The Fine-Tuning Process

The fine-tuning process typically involves several steps:

Dataset Preparation: The first step is to collect or create a dataset specifically tailored to the target task. This dataset should be labeled or annotated with the desired outputs for each input example. For example, in sentiment analysis, the dataset would consist of text samples paired with sentiment labels (positive, negative, neutral).
Model Initialization: In this step, the pretrained model is loaded and its parameters are initialized. The layers responsible for the task-specific outputs are added or modified, while the bulk of the model's structure is kept intact. By building on the pretrained model's knowledge, we leverage its ability to understand and generate high-quality text.
Training: The next step is to train the modified model using the task-specific dataset. During training, the model's parameters are updated iteratively by minimizing a loss function that quantifies the discrepancy between the predicted outputs and the true labels. This process is typically performed using gradient-based optimization algorithms such as stochastic gradient descent (SGD).
Evaluation and Iteration: After training, the fine-tuned model is evaluated on a separate validation set to assess its performance. If necessary, the process can be iterated by adjusting hyperparameters, modifying the model architecture, or collecting more data to further improve performance.

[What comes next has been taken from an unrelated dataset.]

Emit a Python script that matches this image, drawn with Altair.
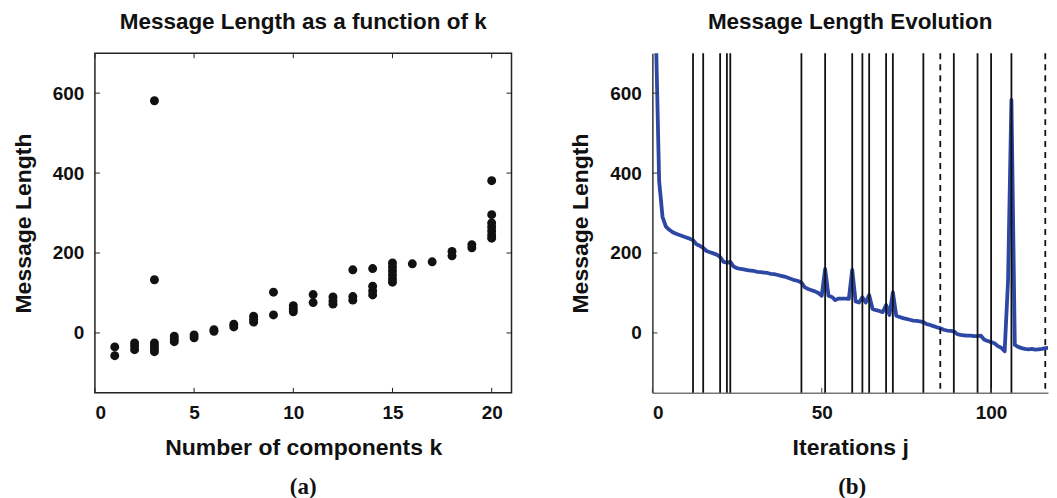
import altair as alt
import pandas as pd

# ---------------- data: panel (a) ----------------
k_values = [1, 1,
            2, 2, 2,
            3, 3, 3, 3, 3, 3,
            4, 4, 4,
            5, 5,
            6, 6,
            7, 7,
            8, 8, 8,
            9, 9,
            10, 10, 10,
            11, 11,
            12, 12, 12,
            13, 13, 13,
            14, 14, 14, 14,
            15, 15, 15, 15, 15, 15,
            16,
            17,
            18, 18,
            19, 19,
            20, 20, 20, 20, 20, 20, 20]
msg_len_k = [-35, -57,
             -25, -33, -42,
             581, 133, -25, -33, -40, -47,
             -8, -15, -22,
             -5, -12,
             8, 4,
             22, 15,
             42, 34, 27,
             102, 45,
             68, 60, 53,
             96, 76,
             90, 80, 72,
             158, 91, 82,
             161, 117, 105, 95,
             175, 165, 155, 145, 135, 127,
             173,
             178,
             204, 193,
             221, 213,
             381, 296, 275, 265, 255, 245, 237]

# ---------------- data: panel (b) ----------------
msg_len_evo = [1100, 760, 380, 290, 266, 258, 252, 248, 245, 242,
               239, 236, 232, 222, 218, 213, 205, 202, 199, 196,
               190, 178, 176, 178, 166, 162, 160, 159, 157, 156,
               155, 153, 152, 151, 150, 148, 147, 145, 143, 141,
               138, 135, 132, 130, 126, 114, 110, 107, 104, 100,
               93, 160, 93, 90, 82, 86, 86, 86, 85, 158,
               79, 76, 89, 76, 95, 60, 57, 55, 52, 70,
               45, 102, 43, 40, 37, 35, 33, 31, 30, 29,
               27, 22, 20, 17, 14, 12, 8, 6, 5, 4,
               -3, -5, -6, -7, -7, -8, -8, -7, -17, -20,
               -23, -26, -33, -37, -46, 130, 583, -30, -35, -38,
               -40, -41, -40, -42, -41, -40, -38, -37]
iterations = list(range(len(msg_len_evo)))
solid_events = [12, 15, 20, 22, 23, 44, 51, 59, 62, 64, 69, 71, 80, 89, 96, 100, 106]
dashed_events = [85, 116]

x_ticks_a = [0, 5, 10, 15, 20]
x_ticks_b = [0, 50, 100]
y_ticks = [0, 200, 400, 600]
panel_labels = ["(a)", "(b)"]

W_A, W_B, H = 417, 396, 340
FONT = "Liberation Sans"

df_a = pd.DataFrame({"k": k_values, "ml": msg_len_k})
df_b = pd.DataFrame({"it": iterations, "ml": msg_len_evo})
df_solid = pd.DataFrame({"v": solid_events})
df_dash = pd.DataFrame({"v": dashed_events})
df_xta = pd.DataFrame({"t": x_ticks_a})
df_xtb = pd.DataFrame({"t": x_ticks_b})
df_yt = pd.DataFrame({"t": y_ticks})

ysc = alt.Scale(domain=[-150, 700], nice=False, zero=False)
xsc_a = alt.Scale(domain=[0, 21], nice=False, zero=False)
xsc_b = alt.Scale(domain=[0, 116.8], nice=False, zero=False)

ax_xa = alt.Axis(values=x_ticks_a, title="Number of components k", ticks=False,
                 grid=False, domain=False, labelPadding=11, titlePadding=14)
ax_ya = alt.Axis(values=y_ticks, title="Message Length", ticks=False, grid=False,
                 domain=False, labelPadding=11, titlePadding=17)
ax_xb = alt.Axis(values=x_ticks_b, title="Iterations j", ticks=False, grid=False,
                 domain=True, domainColor="#777777", domainWidth=1.5,
                 labelPadding=11, titlePadding=14)
ax_yb = alt.Axis(values=y_ticks, title="Message Length", ticks=False, grid=False,
                 domain=True, domainColor="#333333", domainWidth=1.5,
                 labelPadding=11, titlePadding=17)

# ---------------- panel (a) ----------------
pts = alt.Chart(df_a).mark_circle(size=80, color="#111111", opacity=1).encode(
    x=alt.X("k:Q", scale=xsc_a, axis=ax_xa),
    y=alt.Y("ml:Q", scale=ysc, axis=ax_ya),
)
tk_bot_a = alt.Chart(df_xta).mark_rule(color="#222", strokeWidth=1).encode(
    x=alt.X("t:Q", scale=xsc_a, axis=ax_xa), y=alt.value(H), y2=alt.value(H - 5))
tk_top_a = alt.Chart(df_xta).mark_rule(color="#222", strokeWidth=1).encode(
    x=alt.X("t:Q", scale=xsc_a, axis=ax_xa), y=alt.value(0), y2=alt.value(5))
tk_left_a = alt.Chart(df_yt).mark_rule(color="#222", strokeWidth=1).encode(
    y=alt.Y("t:Q", scale=ysc, axis=ax_ya), x=alt.value(0), x2=alt.value(5))
tk_right_a = alt.Chart(df_yt).mark_rule(color="#222", strokeWidth=1).encode(
    y=alt.Y("t:Q", scale=ysc, axis=ax_ya), x=alt.value(W_A), x2=alt.value(W_A - 5))
lab_a = alt.Chart(pd.DataFrame({"lab": [panel_labels[0]]})).mark_text(
    font="Liberation Serif", fontWeight="bold", fontSize=23, baseline="middle", align="center",
    color="#111").encode(text="lab:N", x=alt.value(W_A / 2), y=alt.value(H + 94))

left = alt.layer(pts, tk_bot_a, tk_top_a, tk_left_a, tk_right_a, lab_a).properties(
    width=W_A, height=H,
    title=alt.TitleParams("Message Length as a function of k", anchor="middle", offset=19),
    view=alt.ViewBackground(stroke="#222222", strokeWidth=1.5),
)

# ---------------- panel (b) ----------------
line = alt.Chart(df_b).mark_line(color="#2d47a4", strokeWidth=3.8, clip=True,
                                 strokeJoin="round").encode(
    x=alt.X("it:Q", scale=xsc_b, axis=ax_xb),
    y=alt.Y("ml:Q", scale=ysc, axis=ax_yb),
)
vsolid = alt.Chart(df_solid).mark_rule(color="#111111", strokeWidth=1.8).encode(
    x=alt.X("v:Q", scale=xsc_b, axis=ax_xb))
vdash = alt.Chart(df_dash).mark_rule(color="#111111", strokeWidth=1.8, strokeDash=[6, 5]).encode(
    x=alt.X("v:Q", scale=xsc_b, axis=ax_xb))
tk_bot_b = alt.Chart(df_xtb).mark_rule(color="#444", strokeWidth=1).encode(
    x=alt.X("t:Q", scale=xsc_b, axis=ax_xb), y=alt.value(H), y2=alt.value(H - 5))
tk_left_b = alt.Chart(df_yt).mark_rule(color="#333", strokeWidth=1).encode(
    y=alt.Y("t:Q", scale=ysc, axis=ax_yb), x=alt.value(0), x2=alt.value(5))
lab_b = alt.Chart(pd.DataFrame({"lab": [panel_labels[1]]})).mark_text(
    font="Liberation Serif", fontWeight="bold", fontSize=23, baseline="middle", align="center",
    color="#111").encode(text="lab:N", x=alt.value(200), y=alt.value(H + 94))

right = alt.layer(line, vsolid, vdash, tk_bot_b, tk_left_b, lab_b).properties(
    width=W_B, height=H,
    title=alt.TitleParams("Message Length Evolution", anchor="middle", offset=19),
)

chart = alt.hconcat(left, right, spacing=141, bounds="flush").properties(
    padding={"left": 3, "top": 2, "right": 0, "bottom": 0},
).configure_view(stroke="transparent").configure_axis(
    labelFont=FONT, labelFontSize=19, labelFontWeight="bold", labelColor="#111111",
    titleFont=FONT, titleFontSize=23, titleFontWeight="bold", titleColor="#111111",
).configure_title(
    font=FONT, fontSize=22.5, fontWeight="bold", color="#111111",
)

chart.save("out.html", embed_options={"renderer": "svg", "actions": False})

Benefits and Challenges of Fine-Tuning

Fine-tuning pretrained models offers several advantages. First and foremost, it allows us to leverage the knowledge and representation power acquired by models trained on large-scale datasets. This significantly reduces the time and computational resources required to achieve good results compared to training from scratch. Fine-tuning also enables transfer learning, where the pretrained model acts as a knowledge transfer mechanism, benefiting from what it has learned in a different but related domain.

However, fine-tuning also poses some challenges. One common concern is overfitting, especially when the fine-tuning dataset is small. In such cases, the model may become too specialized, losing its generalization ability. Another challenge is striking the right balance between preserving the pretrained model's knowledge and adapting it to the target task. Modifying the model excessively may discard valuable information, while being too conservative may limit performance gains.